On August 28, 2019, a Texas State Court jury found that Defendant Crimson Exploration Operating, Inc., a subsidiary of Contango Oil & Gas Co., breached its agreement with Plaintiff BHP Billiton Petroleum (TxLa Operating) Co. to pay 20% of the costs for drilling a horizontal Eagle Ford well in Bee County, Texas. BHP Billiton Petroleum (TxLa Operating) Co.—a subsidiary of BPX Energy Inc. and now known as BPX Operating Company—drilled the well with the Defendant’s consent, but the Defendant then refused to pay its joint interest billings because the well was not a success.
The jury found that the Defendant, a non-operator working interest partner, breached the contract by failing to pay more than $1.25 million in joint interest billings, rejecting a claim that the plaintiff operator failed to comply with its contractual obligations during drilling operations. The amount of prejudgment interest and attorney’s fees will be decided by the trial court at a later date.

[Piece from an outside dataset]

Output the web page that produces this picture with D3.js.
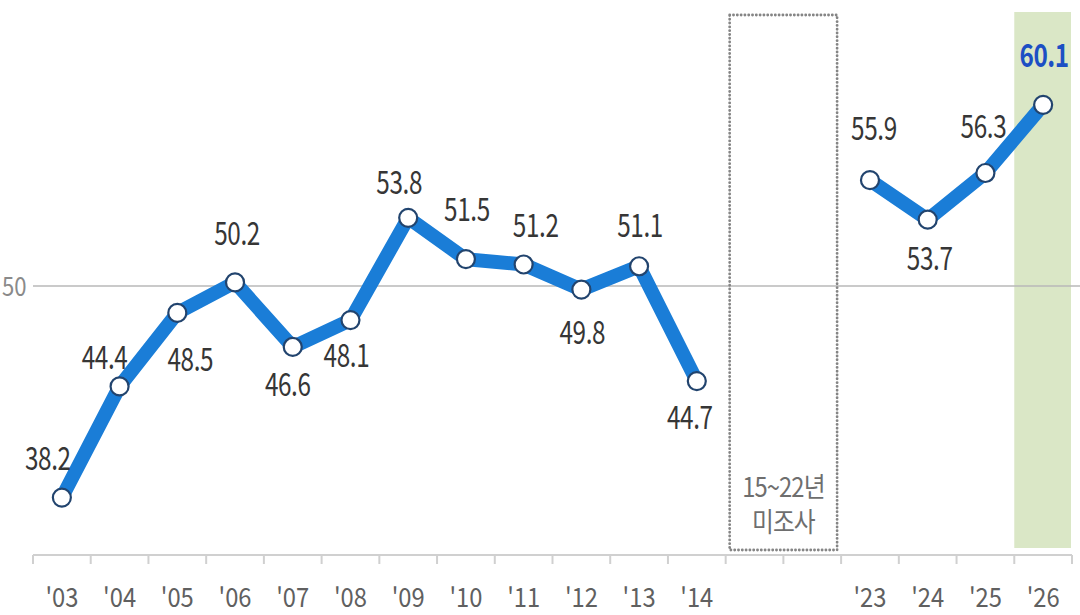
<!DOCTYPE html>
<html>
<head>
<meta charset="utf-8">
<script src="https://cdn.jsdelivr.net/npm/d3@7"></script>
<style>
  body { margin: 0; background: #fff; }
  svg { display: block; font-family: "Noto Sans CJK KR", "Noto Sans", sans-serif; }
</style>
</head>
<body>
<script>
// slots along the x axis; the two gap slots hold the 15~22 no-survey box
var years = ["'03", "'04", "'05", "'06", "'07", "'08", "'09", "'10", "'11", "'12", "'13", "'14",
             "gap1", "gap2", "'23", "'24", "'25", "'26"];
var values = [38.2, 44.4, 48.5, 50.2, 46.6, 48.1, 53.8, 51.5, 51.2, 49.8, 51.1, 44.7,
              null, null, 55.9, 53.7, 56.3, 60.1];
var refValue = 50;
var gapText = ['15~22년', '미조사'];

// label nudges [dx, dy] from each point (layout only)
var labelNudge = [[-14, -28], [-15, -17], [13, 58], [2, -37], [-5, 49], [-4, 47],
                  [-9, -24], [1, -38], [12, -27], [1, 54], [1, -29], [-7, 48],
                  null, null, [4, -40], [2, 50], [-2, -35], [1, -38]];

var width = 1080, height = 615;
var svg = d3.select('body').append('svg')
    .attr('width', width)
    .attr('height', height);

var x = d3.scaleBand().domain(years).range([33, 1072]).padding(0);
var y = d3.scaleLinear().domain([35, 65]).range([555, 17]);
var cx = function (i) { return x(years[i]) + x.bandwidth() / 2; };

// narrow text: the original uses a condensed face
function narrow(sel, sx) {
    return sel.attr('transform', function () {
        var t = d3.select(this);
        return 'translate(' + t.attr('data-x') + ',' + t.attr('data-y') + ') scale(' + sx + ',1)';
    });
}

// highlight band for the latest year
svg.append('rect')
    .attr('x', x("'26"))
    .attr('y', 12)
    .attr('width', x.bandwidth() - 1)
    .attr('height', y(35) - 7 - 12)
    .attr('fill', '#dae7c6');

// reference line at 50
svg.append('line')
    .attr('x1', 33).attr('x2', width)
    .attr('y1', y(refValue)).attr('y2', y(refValue))
    .attr('stroke', '#b8b8b8').attr('stroke-width', 1.5);
svg.append('text')
    .attr('data-x', 2).attr('data-y', y(refValue) + 10)
    .attr('font-size', 26).attr('fill', '#8a8a8a')
    .text(refValue)
    .call(narrow, 0.85);

// dotted box over the missing years
var gx0 = x('gap1'), gx1 = x('gap2') + x.bandwidth();
svg.append('rect')
    .attr('x', gx0 + 4).attr('y', 15)
    .attr('width', gx1 - gx0 - 8).attr('height', y(35) - 5 - 15)
    .attr('fill', 'none')
    .attr('stroke', '#858585').attr('stroke-width', 2.8)
    .attr('stroke-dasharray', '0.1 3.7').attr('stroke-linecap', 'round');
svg.selectAll('.gaptext').data(gapText).enter().append('text')
    .attr('data-x', (gx0 + gx1) / 2)
    .attr('data-y', function (d, i) { return 497 + i * 35; })
    .attr('text-anchor', 'middle')
    .attr('font-size', 27).attr('fill', '#6e6e6e')
    .attr('letter-spacing', -1)
    .text(function (d) { return d; })
    .call(narrow, 0.88);

// x axis: line, ticks at band edges, labels in band centres
var axisY = y(35);
svg.append('line')
    .attr('x1', x.range()[0]).attr('x2', x.range()[1])
    .attr('y1', axisY).attr('y2', axisY)
    .attr('stroke', '#d0d0d0').attr('stroke-width', 2);
var edges = years.map(function (d) { return x(d); }).concat([x.range()[1]]);
svg.selectAll('.tick').data(edges).enter().append('line')
    .attr('x1', function (d) { return d; }).attr('x2', function (d) { return d; })
    .attr('y1', axisY).attr('y2', axisY + 9)
    .attr('stroke', '#d0d0d0').attr('stroke-width', 2);
svg.selectAll('.xlab').data(years.filter(function (d) { return d.indexOf('gap') !== 0; }))
    .enter().append('text')
    .attr('data-x', function (d) { return x(d) + x.bandwidth() / 2; })
    .attr('data-y', 607)
    .attr('text-anchor', 'middle')
    .attr('font-size', 27).attr('fill', '#606060')
    .text(function (d) { return d; })
    .call(narrow, 0.88);

// the line, broken over the missing years
var line = d3.line()
    .defined(function (d) { return d !== null; })
    .x(function (d, i) { return cx(i); })
    .y(function (d) { return y(d); });
svg.append('path')
    .datum(values)
    .attr('d', line)
    .attr('fill', 'none')
    .attr('stroke', '#1a7dd7')
    .attr('stroke-width', 14)
    .attr('stroke-linejoin', 'miter');

var pts = values.map(function (v, i) { return { v: v, i: i }; })
    .filter(function (d) { return d.v !== null; });

svg.selectAll('.dot').data(pts).enter().append('circle')
    .attr('cx', function (d) { return cx(d.i); })
    .attr('cy', function (d) { return y(d.v); })
    .attr('r', 9)
    .attr('fill', '#fff')
    .attr('stroke', '#22446e')
    .attr('stroke-width', 2.2);

var last = years.length - 1;
svg.selectAll('.vlab').data(pts).enter().append('text')
    .attr('data-x', function (d) { return cx(d.i) + labelNudge[d.i][0]; })
    .attr('data-y', function (d) { return y(d.v) + labelNudge[d.i][1]; })
    .attr('text-anchor', 'middle')
    .attr('font-size', 32)
    .attr('font-weight', function (d) { return d.i === last ? 'bold' : 'normal'; })
    .attr('letter-spacing', -0.5)
    .attr('fill', function (d) { return d.i === last ? '#1c4fc4' : '#363636'; })
    .text(function (d) { return d.v.toFixed(1); })
    .call(narrow, 0.76);
</script>
</body>
</html>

Lead counsel Land Murphy, of Smyser Kaplan & Veselka said, “We are very gratified that the jury rejected the Defendant’s argument that it could refuse to pay its share under the parties’ industry-standard model form operating agreement by second-guessing operational decisions with the benefit of 20-20 hindsight.”
SKV attorneys Murphy, Sydney Scott, and Sam Jarvis represented the BPX Energy subsidiary in the five-day trial in Houston. The hotly-contested dispute dates back to the summer of 2012.
“After years of hard work by everyone on the trial team, we were able to tell our client’s story to a jury and obtain a complete victory,” said Jarvis.